The extent to be snapped depends on the following:
- Input dataset(s)
- Output Extent environment setting
- Parameter extent of the tool (if it exists)
With the default option for the Extent environment setting, for a single input dataset, the extent is the same as that dataset. For multiple inputs, the extent is the intersection of those inputs. Note that some tools have a particular behavior with respect to how the extent is handled; check the help for the particular tool for more information.
Any non-default setting for the output extent (in other words, Union of Inputs, As Specified Below, or Same as Display) overrides the default input dataset extent. The parameter extent specified as a parameter input to a tool overrides the environment output extent.
The output extent after snapping can be the same as the pre-snapped extent, or it can be larger (but never smaller). This ensures that cells or features along the boundary are included during execution when the output extent is set to the input dataset.
How Snap Raster works
The purpose of the snap raster is to adjust the extent so that the cells in the output raster align with the cells in the snap raster.
For a given snap raster and an extent (extent to be snapped), as shown in figure (a) below, the output extent is determined by adjusting the lower left and upper right corners.
The lower left corner of the given extent is moved to the nearest snap raster cell corner in such a way that the new lower left corner is outside of the given extent. If the lower left corner of the given extent already coincides with a cell corner of the snap raster, no adjustment will be made. The upper right corner of the given extent is moved to the nearest output raster cell corner in such a way that the new upper right corner is outside the given extent.

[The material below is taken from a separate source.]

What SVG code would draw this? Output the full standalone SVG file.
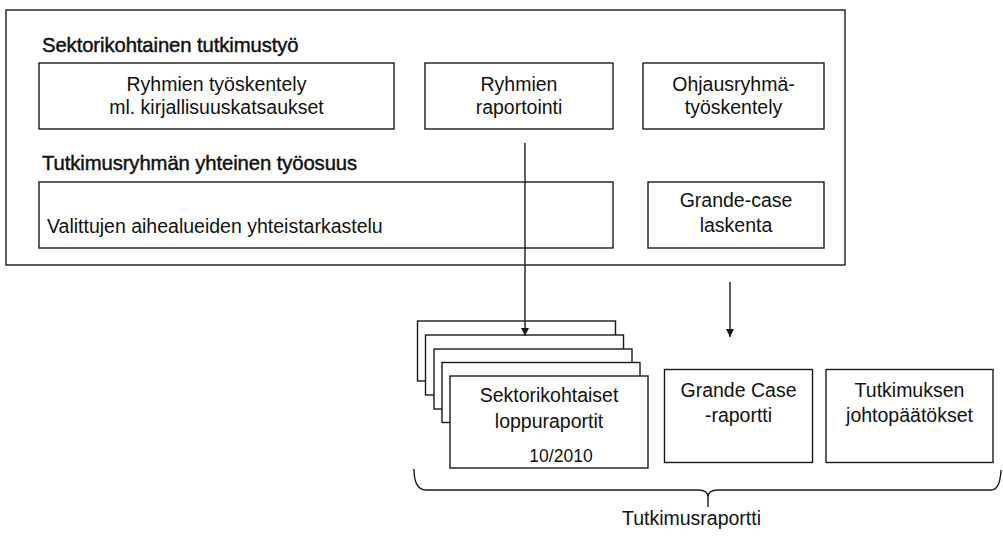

The cell alignment of the output raster can be visualized by considering the adjusted lower left corner as the origin and drawing lines at an interval of the output cell size parallel to the horizontal and vertical axes. If the cell size of the output raster is the same as the snap raster, the upper right corner will end up coinciding with a cell corner of the snap raster as shown below in figure (b).
On the other hand, if the cell size of the output raster is smaller than the cell size of the snap raster, the upper right corner may not coincide with a cell corner of the snap raster, as shown in figure (c). If the upper left corner of the given extent already coincides with a cell corner of the output raster, no adjustment will be made.
Snapping usually results in a larger output extent than the given extent. The output raster may end up with an additional row or column, or both, as shown in figure (b). The cell value in the output raster depends on where the cell center falls on the input raster. In this example, the left column and the top row in the output raster ended up being NoData because the cell centers of these cells fall outside the input raster. A similar rule is applied when a feature class is used as input.